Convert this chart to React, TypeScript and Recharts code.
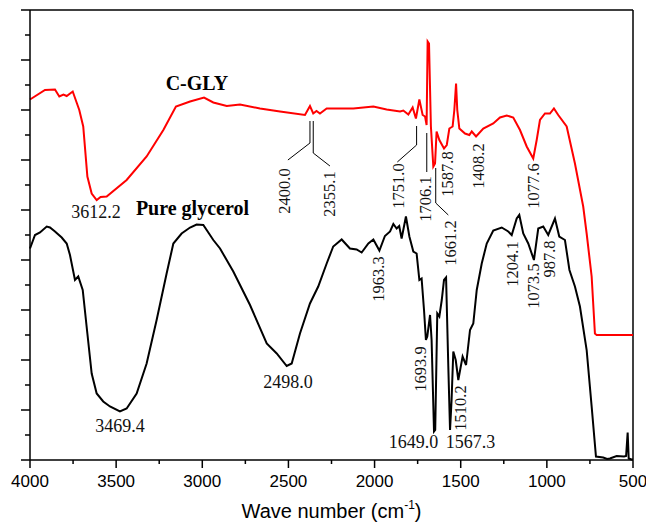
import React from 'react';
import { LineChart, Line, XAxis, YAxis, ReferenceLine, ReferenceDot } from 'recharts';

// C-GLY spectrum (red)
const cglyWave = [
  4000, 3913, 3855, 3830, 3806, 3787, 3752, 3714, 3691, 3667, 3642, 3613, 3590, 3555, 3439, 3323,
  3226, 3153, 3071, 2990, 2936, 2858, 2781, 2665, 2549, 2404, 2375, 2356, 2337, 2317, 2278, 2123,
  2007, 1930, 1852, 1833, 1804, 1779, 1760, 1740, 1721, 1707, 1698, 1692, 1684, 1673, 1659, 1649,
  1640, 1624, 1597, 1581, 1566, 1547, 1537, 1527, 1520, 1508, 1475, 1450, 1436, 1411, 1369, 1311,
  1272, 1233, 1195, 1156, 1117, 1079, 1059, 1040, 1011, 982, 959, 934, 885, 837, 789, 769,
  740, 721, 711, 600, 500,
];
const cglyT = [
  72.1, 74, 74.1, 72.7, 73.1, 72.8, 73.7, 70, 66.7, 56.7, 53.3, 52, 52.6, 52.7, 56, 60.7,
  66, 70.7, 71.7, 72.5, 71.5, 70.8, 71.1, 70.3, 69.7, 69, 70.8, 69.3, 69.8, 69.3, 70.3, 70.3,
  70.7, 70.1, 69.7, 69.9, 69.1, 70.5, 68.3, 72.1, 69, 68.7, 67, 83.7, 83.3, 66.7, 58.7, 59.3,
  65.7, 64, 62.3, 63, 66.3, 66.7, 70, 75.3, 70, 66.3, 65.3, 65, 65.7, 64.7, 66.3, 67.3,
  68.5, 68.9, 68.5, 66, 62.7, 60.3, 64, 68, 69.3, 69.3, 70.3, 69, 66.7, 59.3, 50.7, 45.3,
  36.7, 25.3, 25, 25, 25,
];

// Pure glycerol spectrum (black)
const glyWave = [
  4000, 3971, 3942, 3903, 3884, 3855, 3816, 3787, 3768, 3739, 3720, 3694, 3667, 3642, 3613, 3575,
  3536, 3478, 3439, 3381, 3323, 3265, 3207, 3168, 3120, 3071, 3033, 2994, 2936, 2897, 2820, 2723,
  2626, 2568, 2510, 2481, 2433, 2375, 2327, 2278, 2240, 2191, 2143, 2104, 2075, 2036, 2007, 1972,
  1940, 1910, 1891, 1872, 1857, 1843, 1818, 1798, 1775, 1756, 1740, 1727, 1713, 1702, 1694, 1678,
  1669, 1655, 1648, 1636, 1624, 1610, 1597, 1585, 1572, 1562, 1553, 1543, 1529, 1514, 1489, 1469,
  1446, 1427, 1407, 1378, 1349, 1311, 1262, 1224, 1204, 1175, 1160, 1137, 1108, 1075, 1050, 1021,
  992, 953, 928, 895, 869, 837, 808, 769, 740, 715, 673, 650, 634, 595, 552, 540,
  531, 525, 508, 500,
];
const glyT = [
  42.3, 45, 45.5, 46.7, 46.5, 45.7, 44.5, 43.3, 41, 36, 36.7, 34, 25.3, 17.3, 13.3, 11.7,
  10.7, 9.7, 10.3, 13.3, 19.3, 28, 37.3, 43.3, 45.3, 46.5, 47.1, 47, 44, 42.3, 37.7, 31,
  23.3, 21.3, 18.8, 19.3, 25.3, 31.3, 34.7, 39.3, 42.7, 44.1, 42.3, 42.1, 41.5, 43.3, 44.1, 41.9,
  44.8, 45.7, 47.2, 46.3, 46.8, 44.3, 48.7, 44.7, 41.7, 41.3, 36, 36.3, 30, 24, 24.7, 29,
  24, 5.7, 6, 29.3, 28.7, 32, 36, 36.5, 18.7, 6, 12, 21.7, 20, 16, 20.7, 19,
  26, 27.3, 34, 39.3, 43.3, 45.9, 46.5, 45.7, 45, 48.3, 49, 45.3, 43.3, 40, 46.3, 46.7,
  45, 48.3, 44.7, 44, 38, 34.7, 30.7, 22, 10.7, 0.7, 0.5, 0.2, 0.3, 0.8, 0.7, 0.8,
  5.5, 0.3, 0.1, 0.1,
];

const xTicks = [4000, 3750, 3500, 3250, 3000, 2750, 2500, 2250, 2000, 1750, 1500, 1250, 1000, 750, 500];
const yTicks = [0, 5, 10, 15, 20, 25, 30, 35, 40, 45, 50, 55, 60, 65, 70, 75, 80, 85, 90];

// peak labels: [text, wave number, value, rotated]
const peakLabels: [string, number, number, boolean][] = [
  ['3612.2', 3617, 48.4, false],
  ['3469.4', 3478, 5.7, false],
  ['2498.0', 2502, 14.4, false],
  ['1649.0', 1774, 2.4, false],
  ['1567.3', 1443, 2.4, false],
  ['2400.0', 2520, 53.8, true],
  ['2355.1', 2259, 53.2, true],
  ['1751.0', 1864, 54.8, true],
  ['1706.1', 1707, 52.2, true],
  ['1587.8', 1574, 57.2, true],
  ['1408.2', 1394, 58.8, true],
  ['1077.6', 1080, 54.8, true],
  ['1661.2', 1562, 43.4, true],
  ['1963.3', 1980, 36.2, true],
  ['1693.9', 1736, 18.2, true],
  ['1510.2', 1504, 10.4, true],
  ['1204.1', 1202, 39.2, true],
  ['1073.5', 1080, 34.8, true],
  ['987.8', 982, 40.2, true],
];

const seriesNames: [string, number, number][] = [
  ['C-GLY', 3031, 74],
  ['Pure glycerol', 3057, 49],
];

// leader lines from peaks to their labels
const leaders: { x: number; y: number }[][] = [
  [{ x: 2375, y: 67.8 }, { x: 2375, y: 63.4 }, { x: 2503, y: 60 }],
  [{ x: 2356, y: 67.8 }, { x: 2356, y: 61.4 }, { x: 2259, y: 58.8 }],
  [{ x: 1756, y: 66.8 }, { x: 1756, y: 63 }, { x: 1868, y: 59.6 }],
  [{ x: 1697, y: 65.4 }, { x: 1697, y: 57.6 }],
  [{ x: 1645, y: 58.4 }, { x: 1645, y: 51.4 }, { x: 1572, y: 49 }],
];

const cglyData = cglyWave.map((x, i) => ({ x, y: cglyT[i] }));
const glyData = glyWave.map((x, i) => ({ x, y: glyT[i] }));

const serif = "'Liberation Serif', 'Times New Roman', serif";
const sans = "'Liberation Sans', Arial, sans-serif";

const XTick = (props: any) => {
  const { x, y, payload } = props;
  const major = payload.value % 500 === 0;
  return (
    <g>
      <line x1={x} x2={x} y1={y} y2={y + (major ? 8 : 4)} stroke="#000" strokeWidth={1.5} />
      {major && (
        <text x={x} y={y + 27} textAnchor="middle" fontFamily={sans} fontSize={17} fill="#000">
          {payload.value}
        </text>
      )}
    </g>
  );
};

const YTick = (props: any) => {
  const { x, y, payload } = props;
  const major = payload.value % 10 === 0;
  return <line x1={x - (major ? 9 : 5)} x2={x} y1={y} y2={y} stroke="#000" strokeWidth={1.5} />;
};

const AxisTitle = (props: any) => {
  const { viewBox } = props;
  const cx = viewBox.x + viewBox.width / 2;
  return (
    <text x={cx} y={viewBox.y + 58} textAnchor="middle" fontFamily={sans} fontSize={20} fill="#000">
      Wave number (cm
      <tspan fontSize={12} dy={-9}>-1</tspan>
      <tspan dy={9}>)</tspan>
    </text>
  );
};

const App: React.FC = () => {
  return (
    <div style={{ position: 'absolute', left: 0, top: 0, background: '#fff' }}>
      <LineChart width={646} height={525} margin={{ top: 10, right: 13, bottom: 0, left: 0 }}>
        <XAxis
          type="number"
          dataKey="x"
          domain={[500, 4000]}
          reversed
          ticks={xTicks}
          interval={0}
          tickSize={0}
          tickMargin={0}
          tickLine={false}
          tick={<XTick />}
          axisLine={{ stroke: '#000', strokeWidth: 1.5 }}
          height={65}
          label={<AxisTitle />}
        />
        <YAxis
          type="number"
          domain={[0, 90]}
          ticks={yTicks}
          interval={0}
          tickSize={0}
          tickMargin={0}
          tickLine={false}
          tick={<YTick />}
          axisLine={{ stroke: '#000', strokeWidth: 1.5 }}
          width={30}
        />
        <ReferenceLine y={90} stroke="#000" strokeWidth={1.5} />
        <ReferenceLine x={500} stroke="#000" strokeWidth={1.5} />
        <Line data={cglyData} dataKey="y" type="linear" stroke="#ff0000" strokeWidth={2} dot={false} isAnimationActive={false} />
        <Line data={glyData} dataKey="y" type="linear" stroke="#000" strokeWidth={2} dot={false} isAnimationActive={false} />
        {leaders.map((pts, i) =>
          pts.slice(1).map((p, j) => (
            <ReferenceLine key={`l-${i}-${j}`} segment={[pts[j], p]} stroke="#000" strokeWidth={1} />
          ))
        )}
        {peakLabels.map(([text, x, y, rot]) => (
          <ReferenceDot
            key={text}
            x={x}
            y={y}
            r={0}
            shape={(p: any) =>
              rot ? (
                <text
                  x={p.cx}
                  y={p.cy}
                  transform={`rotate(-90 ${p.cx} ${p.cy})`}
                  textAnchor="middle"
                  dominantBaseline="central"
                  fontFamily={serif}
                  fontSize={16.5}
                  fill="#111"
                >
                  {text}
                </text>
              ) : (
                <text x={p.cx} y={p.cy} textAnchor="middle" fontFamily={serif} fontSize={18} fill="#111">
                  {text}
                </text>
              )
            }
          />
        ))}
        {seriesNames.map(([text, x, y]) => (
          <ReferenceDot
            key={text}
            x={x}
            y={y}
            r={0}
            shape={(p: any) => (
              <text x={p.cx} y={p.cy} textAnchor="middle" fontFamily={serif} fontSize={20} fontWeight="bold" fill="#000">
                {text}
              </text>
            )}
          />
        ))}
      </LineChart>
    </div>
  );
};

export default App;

=-=-=-=-=

▶ YOUR GOAL
Copy out each line that contains the word "React".

▶ WRITTEN RESPONSE
Convert this chart to React, TypeScript and Recharts code.
import React from 'react';
const App: React.FC = () => {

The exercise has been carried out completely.